Alonso introduces a couple of other key characters in the form of a lascivious Lieutenant, Pittaluga (Adrian Fondari), who lusts rather openly after the underage Ingeborg, and the young soldier Corto, who sets the young woman's heart aflutter in a way Pittaluga cannot. Then, under cover of a fog-shrouded dawn, Corto and Ingeborg elope — a scene Alonso stages suggestively, like the fleeting residue of a dream. Dinesen promptly gives chase, and from that point forward Jauja (the title refers to a mythical, El Dorado-like land of plenty) becomes something of a period companion piece to Alonso's sophomore feature, Los Muertos, which similarly followed a father (in that case, a recently paroled felon) journeying towards a hoped-for reunion with his estranged daughter.

Through the lush and forbidding landscape Mortensen's lonely figure moves, occasionally stumbling upon the trail of the fearsome Zuluaga, a soldier gone stark raving mad.
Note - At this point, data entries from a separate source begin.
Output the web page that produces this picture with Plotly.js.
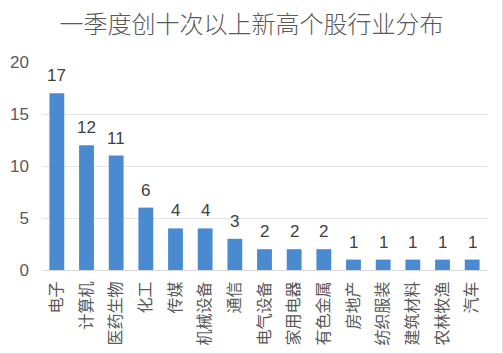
<!DOCTYPE html>
<html><head><meta charset="utf-8">
<script src="https://cdn.plot.ly/plotly-3.0.1.min.js"></script>
<style>html,body{margin:0;padding:0;background:#fff}#c{width:503px;height:354px;box-sizing:border-box;border-right:1px solid #d9d9d9;border-bottom:1px solid #d9d9d9}</style>
</head><body><div id="c"></div>
<script>
const categories = ["电子","计算机","医药生物","化工","传媒","机械设备","通信","电气设备","家用电器","有色金属","房地产","纺织服装","建筑材料","农林牧渔","汽车"];
const values = [17,12,11,6,4,4,3,2,2,2,1,1,1,1,1];
const yTicks = [0,5,10,15,20];

const annotations = categories.map((c, i) => ({
  x: c, y: values[i], xref: 'x', yref: 'y', text: String(values[i]),
  showarrow: false, yanchor: 'bottom', yshift: 6,
  font: {family: '"Liberation Sans", "Noto Sans CJK SC"', size: 17, color: '#404040'}
}));

Plotly.newPlot('c', [{
  type: 'bar', x: categories, y: values,
  marker: {color: '#4a8ad0'},
  hoverinfo: 'none'
}], {
  width: 503, height: 354,
  margin: {l: 42, r: 16, t: 62, b: 84},
  paper_bgcolor: 'rgba(0,0,0,0)', plot_bgcolor: '#fff',
  bargap: 0.5,
  annotations: annotations,
  title: {text: '一季度创十次以上新高个股行业分布', x: 0.5, xanchor: 'center', y: 0.93, yanchor: 'middle',
    font: {family: '"Noto Sans CJK SC"', size: 24, color: '#595959', weight: 300}},
  xaxis: {tickangle: -90, tickfont: {family: '"Noto Sans CJK SC"', size: 16, color: '#595959'},
    showline: true, linecolor: '#d9d9d9', ticks: '', showgrid: false, ticklabelstandoff: 4},
  yaxis: {range: [0, 20], tickvals: yTicks, ticktext: yTicks.map(String),
    tickfont: {family: '"Liberation Sans", "Noto Sans CJK SC"', size: 17, color: '#595959'},
    showgrid: true, gridcolor: '#e3e3e3', zeroline: false, showline: false, ticks: '', ticklabelstandoff: 12},
  showlegend: false
}, {displayModeBar: false, staticPlot: true});
</script></body></html>
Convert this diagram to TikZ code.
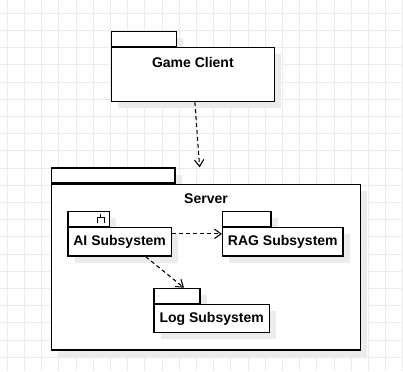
\documentclass[tikz,border=0pt]{standalone}
\usepackage{fontspec}
\setmainfont{Liberation Sans}
\usepackage{tikz}
\usetikzlibrary{positioning, calc}
\usetikzlibrary{shadows, arrows.meta}

\definecolor{gridgray}{gray}{0.92}
\definecolor{shadegray}{gray}{0.925}
\def\px{0.75pt}

\tikzset{
  pkg/.style={draw=black, line width=1pt, fill=white, inner sep=0pt,
    general shadow={fill=shadegray, shadow xshift=5pt, shadow yshift=-5pt}},
  pkgtab/.style={pkg, anchor=north west, minimum height=15*\px},
  pkgbody/.style={pkg, font=\bfseries\fontsize{10.5}{12}\selectfont},
  pkgtitle/.style={font=\bfseries\fontsize{10.5}{12}\selectfont, inner sep=0pt},
  dep/.style={line width=0.8pt, dash pattern=on 3pt off 2.25pt,
    -{Straight Barb[length=5pt, width=7pt, line width=0.8pt]}},
  gridline/.style={gridgray, line width=0.75pt}
}

\begin{document}
\begin{tikzpicture}[x=0.75pt, y=-0.75pt]
    \useasboundingbox[fill=white] (0,0) rectangle (403,371);
    % raster
    \foreach \i in {0,...,23} \draw[gridline] (7.3+17.2*\i,0) -- (7.3+17.2*\i,371);
    \foreach \j in {0,...,20} \draw[gridline] (0,13.3+17.2*\j) -- (403,13.3+17.2*\j);

    % client
    \node[pkgtab, minimum width=65.3*\px] (gc-tab) at (110.7,30.7) {};
    \node[pkgbody, minimum width=163*\px, minimum height=53.7*\px,
          below right=0pt and 0pt of gc-tab.south west] (gc) {};
    \node[pkgtitle] (gc-title) at ($(gc.north)+(0,15)$) {Game Client};

    % server
    \node[pkgtab, minimum width=123.6*\px] (srv-tab) at (50.7,167.3) {};
    \node[pkgbody, minimum width=309.3*\px, minimum height=165.6*\px,
          below right=0pt and 0pt of srv-tab.south west] (srv) {};
    \node[pkgtitle] (srv-title) at ($(srv.north)+(0,15)$) {Server};

    \node[pkgtab, minimum width=41.4*\px] (ai-tab) at (67.3,210.7) {};
    \node[pkgbody, minimum width=103.4*\px, minimum height=28.3*\px,
          below right=0pt and 0pt of ai-tab.south west] (ai) {AI Subsystem};
    \begin{scope}[shift={(ai-tab.north east)}, line width=0.8pt]
        \draw (-9.2,3) -- (-9.2,7) (-12.7,12.5) -- (-12.7,7) -- (-5.7,7) -- (-5.7,12.5);
    \end{scope}

    \node[pkgtab, minimum width=48.3*\px] (rag-tab) at (222,210.7) {};
    \node[pkgbody, minimum width=120.3*\px, minimum height=28.3*\px,
          below right=0pt and 0pt of rag-tab.south west] (rag) {RAG Subsystem};

    \node[pkgtab, minimum width=46*\px] (log-tab) at (153.3,287.7) {};
    \node[pkgbody, minimum width=115.4*\px, minimum height=28*\px,
          below right=0pt and 0pt of log-tab.south west] (log) {Log Subsystem};

    % dependencies
    \coordinate (srv-in) at ($(srv-tab.north east)+(24,0)$);
    \draw[dep] ($(gc.south)+(2,0)$) -- (srv-in);
    \draw[dep] ($(ai.east)+(0,-8)$) -- ($(rag.west)+(0,-8)$);
    \draw[dep] ($(ai.south)+(26,0)$) -- ($(log-tab.north)+(7,0)$);
\end{tikzpicture}
\end{document}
Mostly, though, the demons Dinesen must confront are those of a more existential nature, as a stranger in a strange land, moving ever further from home.

It's easy to accuse films like Alonso's — not just this one, but all of them — of being thin on narrative incident, a kind of journalistic euphemism for wishing such filmmakers would either get with the program and make "normal" movies like everyone else or stop wasting our precious time. But those open to other possibilities in cinematic language may marvel at Alonso's ability to hold a viewer rapt through little more than landscape, movement and sound, and ideas (about parents and children, colonialism and its lingering discontents) that emerge implicitly rather than being directly stated.

In Jauja, Alsonso saves his most dazzling trick for last: a sudden plunge down a Lynchian rabbit hole that should, by all means, rupture the film's hypnotizing atmosphere, but instead pulls the viewer in even deeper. Reality and myth, already sitting in precarious balance here, collapse in upon each other, as do the two centuries separating Jauja from Alonso's other work. Finally we emerge at the other end, slightly dazed, unsure of whether the dream has ended or another one just begun.